▸ **INSTRUCTIONS FOR THE TASK**: Exactly the lines from the one with "Give me the TikZ source for this diagram." through the one with "(128,27) -- (128,600);", inclusive, are to be repeated, and the pictures are not.

▸ **MATERIAL**:
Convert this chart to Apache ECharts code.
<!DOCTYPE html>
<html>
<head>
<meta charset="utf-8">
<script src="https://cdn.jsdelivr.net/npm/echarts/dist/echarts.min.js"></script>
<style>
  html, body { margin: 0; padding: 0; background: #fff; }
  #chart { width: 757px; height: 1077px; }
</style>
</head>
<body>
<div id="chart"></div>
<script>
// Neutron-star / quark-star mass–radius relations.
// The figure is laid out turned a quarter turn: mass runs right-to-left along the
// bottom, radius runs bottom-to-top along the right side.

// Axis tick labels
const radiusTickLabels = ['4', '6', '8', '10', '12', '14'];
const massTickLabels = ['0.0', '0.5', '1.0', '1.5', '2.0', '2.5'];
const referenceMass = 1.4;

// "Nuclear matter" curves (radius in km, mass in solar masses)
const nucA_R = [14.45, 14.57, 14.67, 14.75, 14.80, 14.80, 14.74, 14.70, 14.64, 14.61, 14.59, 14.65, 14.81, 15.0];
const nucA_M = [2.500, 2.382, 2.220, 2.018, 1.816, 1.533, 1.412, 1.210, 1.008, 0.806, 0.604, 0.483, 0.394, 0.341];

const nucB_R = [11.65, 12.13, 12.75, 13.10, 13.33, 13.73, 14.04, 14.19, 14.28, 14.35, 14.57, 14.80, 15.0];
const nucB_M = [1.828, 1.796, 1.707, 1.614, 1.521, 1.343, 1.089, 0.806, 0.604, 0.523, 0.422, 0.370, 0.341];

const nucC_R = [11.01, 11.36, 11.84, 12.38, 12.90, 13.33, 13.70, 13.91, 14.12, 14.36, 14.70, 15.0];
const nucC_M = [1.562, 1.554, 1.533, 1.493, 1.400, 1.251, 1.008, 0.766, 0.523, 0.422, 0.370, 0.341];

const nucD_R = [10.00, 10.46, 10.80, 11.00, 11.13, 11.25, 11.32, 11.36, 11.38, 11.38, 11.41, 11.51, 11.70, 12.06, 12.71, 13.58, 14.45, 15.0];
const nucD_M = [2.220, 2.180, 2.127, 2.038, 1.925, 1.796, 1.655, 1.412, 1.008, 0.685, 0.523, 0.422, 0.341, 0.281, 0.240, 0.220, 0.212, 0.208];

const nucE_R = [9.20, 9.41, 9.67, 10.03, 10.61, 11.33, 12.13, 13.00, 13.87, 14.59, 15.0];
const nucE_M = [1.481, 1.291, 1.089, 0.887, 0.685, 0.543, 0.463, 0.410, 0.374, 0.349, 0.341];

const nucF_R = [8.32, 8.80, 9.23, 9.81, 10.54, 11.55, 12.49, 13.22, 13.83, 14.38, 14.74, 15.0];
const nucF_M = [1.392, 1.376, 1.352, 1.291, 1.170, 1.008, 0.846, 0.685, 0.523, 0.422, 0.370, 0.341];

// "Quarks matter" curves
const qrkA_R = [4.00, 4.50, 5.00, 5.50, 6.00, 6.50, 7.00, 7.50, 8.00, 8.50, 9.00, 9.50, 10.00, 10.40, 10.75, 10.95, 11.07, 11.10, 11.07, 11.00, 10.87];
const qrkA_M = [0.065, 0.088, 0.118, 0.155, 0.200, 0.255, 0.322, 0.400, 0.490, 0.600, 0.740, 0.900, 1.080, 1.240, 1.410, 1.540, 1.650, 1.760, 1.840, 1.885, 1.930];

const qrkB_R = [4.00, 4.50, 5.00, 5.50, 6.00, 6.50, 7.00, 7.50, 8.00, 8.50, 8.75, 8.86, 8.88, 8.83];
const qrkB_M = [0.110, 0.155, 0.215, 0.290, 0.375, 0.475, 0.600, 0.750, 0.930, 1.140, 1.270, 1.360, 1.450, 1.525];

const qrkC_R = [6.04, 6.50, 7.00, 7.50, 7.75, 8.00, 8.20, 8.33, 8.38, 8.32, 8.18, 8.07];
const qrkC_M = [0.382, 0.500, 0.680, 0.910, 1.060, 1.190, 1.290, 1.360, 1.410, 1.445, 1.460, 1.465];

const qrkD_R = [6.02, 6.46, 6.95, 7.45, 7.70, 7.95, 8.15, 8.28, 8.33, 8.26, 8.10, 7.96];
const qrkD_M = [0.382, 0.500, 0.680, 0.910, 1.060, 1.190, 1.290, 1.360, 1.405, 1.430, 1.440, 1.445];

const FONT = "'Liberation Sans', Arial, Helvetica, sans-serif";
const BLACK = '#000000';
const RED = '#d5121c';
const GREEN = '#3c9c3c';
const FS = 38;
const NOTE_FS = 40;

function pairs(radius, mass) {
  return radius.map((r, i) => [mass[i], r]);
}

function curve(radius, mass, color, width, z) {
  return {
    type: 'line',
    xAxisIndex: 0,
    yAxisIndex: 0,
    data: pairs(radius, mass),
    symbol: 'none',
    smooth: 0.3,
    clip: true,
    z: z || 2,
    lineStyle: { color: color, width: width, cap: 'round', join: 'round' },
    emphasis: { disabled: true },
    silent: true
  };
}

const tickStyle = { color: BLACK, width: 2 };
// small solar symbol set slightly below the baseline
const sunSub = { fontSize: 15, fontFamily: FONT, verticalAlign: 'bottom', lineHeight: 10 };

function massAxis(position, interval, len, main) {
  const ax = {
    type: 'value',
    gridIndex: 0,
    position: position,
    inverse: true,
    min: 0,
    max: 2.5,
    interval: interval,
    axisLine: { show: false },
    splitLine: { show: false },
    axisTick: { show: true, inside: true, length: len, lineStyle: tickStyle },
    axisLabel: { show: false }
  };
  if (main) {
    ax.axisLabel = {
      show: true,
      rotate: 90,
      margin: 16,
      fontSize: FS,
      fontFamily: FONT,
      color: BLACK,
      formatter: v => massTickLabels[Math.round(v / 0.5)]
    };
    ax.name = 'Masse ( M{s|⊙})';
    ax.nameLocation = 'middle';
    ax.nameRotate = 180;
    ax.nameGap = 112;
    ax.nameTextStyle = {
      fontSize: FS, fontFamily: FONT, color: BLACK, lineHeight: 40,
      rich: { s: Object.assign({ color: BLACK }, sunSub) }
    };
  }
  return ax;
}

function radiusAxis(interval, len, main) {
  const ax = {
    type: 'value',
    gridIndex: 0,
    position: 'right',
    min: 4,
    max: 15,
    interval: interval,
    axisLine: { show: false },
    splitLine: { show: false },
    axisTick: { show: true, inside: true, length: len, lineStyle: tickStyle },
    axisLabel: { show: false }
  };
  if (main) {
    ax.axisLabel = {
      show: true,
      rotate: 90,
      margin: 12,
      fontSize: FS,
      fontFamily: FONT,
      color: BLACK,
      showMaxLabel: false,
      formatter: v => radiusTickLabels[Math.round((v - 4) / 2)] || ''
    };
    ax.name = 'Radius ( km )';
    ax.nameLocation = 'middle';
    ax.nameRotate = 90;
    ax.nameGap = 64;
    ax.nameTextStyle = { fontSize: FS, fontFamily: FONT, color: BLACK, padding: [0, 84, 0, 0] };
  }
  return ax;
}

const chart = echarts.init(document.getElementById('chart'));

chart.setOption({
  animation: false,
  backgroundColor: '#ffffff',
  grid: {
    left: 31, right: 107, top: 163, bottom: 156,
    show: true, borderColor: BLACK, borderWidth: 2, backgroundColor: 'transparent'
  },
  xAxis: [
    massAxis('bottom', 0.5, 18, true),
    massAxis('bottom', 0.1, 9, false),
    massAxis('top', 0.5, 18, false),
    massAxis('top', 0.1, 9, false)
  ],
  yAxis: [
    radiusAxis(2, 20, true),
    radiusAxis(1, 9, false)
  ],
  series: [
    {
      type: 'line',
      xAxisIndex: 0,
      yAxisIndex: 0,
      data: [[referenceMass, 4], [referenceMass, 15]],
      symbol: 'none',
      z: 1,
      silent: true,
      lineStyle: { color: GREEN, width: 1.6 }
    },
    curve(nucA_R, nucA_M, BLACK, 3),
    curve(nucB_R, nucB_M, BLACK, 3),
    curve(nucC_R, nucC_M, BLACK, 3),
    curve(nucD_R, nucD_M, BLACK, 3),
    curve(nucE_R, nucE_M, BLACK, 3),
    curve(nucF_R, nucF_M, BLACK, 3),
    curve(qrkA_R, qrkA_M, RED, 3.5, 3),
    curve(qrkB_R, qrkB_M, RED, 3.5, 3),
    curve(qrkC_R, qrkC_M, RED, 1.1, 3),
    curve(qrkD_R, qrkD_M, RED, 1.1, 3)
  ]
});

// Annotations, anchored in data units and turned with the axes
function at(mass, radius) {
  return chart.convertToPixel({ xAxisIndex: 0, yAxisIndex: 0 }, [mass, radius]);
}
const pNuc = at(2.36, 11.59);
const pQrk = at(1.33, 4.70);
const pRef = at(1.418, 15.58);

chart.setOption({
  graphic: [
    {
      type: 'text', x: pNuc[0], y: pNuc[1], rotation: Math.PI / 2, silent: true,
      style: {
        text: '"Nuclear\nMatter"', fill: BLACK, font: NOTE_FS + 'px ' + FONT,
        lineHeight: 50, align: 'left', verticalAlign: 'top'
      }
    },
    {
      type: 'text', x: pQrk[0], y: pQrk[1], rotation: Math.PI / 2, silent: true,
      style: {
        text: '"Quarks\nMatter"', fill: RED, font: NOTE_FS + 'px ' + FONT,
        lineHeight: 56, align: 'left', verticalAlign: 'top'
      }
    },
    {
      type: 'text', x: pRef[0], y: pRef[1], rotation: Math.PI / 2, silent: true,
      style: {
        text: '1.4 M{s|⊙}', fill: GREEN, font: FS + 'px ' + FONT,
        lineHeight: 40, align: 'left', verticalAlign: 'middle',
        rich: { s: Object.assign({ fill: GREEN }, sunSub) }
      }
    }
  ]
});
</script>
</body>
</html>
...
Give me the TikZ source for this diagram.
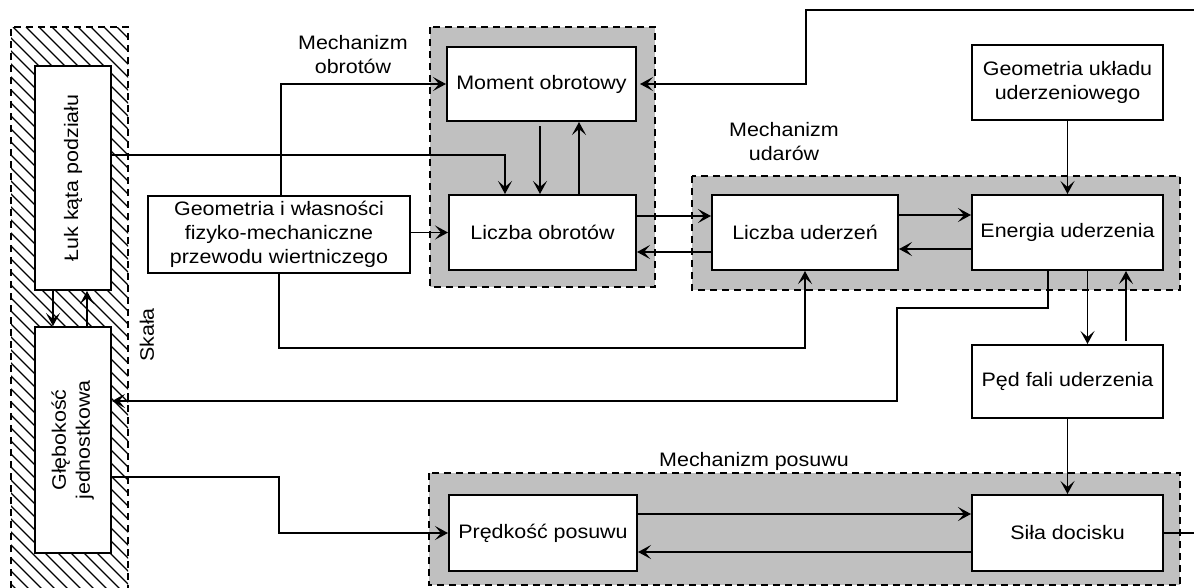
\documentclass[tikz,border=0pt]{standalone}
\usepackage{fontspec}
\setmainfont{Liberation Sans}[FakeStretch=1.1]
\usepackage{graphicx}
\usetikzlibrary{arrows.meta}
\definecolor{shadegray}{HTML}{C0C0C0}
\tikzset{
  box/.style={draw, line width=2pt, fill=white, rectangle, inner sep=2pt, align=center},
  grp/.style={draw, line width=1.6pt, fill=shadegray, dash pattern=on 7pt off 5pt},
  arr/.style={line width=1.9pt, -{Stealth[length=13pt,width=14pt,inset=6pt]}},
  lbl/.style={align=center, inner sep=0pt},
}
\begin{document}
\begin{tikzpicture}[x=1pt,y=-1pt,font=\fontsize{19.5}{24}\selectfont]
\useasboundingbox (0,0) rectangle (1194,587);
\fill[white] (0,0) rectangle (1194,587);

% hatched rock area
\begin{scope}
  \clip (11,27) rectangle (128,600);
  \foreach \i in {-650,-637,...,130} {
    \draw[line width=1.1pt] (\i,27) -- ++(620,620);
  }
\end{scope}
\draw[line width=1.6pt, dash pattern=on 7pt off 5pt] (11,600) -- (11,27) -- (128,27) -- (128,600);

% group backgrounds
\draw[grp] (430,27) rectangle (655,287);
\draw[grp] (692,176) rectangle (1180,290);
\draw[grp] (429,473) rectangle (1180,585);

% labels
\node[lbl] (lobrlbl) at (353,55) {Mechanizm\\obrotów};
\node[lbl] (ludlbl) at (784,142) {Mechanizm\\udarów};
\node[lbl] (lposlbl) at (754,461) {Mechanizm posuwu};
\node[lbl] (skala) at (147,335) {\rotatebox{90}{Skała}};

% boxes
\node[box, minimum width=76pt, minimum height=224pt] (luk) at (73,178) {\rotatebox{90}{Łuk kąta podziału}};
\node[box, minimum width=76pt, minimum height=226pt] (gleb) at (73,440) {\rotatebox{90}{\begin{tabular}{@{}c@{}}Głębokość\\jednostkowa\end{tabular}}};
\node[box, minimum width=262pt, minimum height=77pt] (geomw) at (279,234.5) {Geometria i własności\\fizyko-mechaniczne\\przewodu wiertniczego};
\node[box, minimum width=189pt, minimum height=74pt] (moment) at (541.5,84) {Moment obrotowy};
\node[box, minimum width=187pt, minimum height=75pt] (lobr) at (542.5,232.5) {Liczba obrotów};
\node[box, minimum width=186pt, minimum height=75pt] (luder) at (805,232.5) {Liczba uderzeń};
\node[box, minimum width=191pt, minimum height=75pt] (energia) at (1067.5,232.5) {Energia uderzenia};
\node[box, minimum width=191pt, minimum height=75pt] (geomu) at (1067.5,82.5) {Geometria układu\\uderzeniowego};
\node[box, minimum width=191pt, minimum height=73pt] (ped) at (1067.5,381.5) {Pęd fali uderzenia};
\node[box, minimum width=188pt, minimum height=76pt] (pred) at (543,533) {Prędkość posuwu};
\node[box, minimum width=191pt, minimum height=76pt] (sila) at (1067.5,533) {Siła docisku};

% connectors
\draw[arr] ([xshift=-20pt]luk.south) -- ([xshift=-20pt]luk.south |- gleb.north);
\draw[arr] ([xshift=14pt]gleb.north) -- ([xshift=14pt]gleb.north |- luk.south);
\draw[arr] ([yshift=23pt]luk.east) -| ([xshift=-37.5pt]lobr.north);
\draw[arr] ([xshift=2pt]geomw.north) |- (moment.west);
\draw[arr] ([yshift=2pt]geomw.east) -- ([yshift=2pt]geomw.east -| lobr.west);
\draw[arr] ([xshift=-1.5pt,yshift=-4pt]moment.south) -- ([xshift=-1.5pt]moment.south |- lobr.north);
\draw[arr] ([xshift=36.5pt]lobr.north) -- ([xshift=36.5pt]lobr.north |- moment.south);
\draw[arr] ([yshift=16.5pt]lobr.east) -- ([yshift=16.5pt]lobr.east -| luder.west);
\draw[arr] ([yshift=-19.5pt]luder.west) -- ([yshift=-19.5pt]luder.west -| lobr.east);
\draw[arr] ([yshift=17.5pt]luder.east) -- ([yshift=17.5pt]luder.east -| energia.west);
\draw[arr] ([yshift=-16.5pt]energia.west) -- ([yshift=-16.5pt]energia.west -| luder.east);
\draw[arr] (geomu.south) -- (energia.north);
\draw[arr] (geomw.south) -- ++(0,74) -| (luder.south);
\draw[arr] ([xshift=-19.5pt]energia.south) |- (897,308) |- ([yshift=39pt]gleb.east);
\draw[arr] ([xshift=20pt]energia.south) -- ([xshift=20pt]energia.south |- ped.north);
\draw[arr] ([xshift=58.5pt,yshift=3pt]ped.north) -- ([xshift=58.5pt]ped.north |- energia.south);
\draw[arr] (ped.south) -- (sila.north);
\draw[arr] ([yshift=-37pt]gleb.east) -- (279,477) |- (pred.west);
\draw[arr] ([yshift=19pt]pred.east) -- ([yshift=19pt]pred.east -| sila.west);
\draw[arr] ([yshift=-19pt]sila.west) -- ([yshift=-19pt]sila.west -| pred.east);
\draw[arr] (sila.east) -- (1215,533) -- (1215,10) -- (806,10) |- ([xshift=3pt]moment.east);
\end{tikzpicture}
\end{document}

▸ **FINISHED ANSWER**:
Give me the TikZ source for this diagram.
\documentclass[tikz,border=0pt]{standalone}
\usepackage{fontspec}
\setmainfont{Liberation Sans}[FakeStretch=1.1]
\usepackage{graphicx}
\usetikzlibrary{arrows.meta}
\definecolor{shadegray}{HTML}{C0C0C0}
\tikzset{
  box/.style={draw, line width=2pt, fill=white, rectangle, inner sep=2pt, align=center},
  grp/.style={draw, line width=1.6pt, fill=shadegray, dash pattern=on 7pt off 5pt},
  arr/.style={line width=1.9pt, -{Stealth[length=13pt,width=14pt,inset=6pt]}},
  lbl/.style={align=center, inner sep=0pt},
}
\begin{document}
\begin{tikzpicture}[x=1pt,y=-1pt,font=\fontsize{19.5}{24}\selectfont]
\useasboundingbox (0,0) rectangle (1194,587);
\fill[white] (0,0) rectangle (1194,587);

% hatched rock area
\begin{scope}
  \clip (11,27) rectangle (128,600);
  \foreach \i in {-650,-637,...,130} {
    \draw[line width=1.1pt] (\i,27) -- ++(620,620);
  }
\end{scope}
\draw[line width=1.6pt, dash pattern=on 7pt off 5pt] (11,600) -- (11,27) -- (128,27) -- (128,600);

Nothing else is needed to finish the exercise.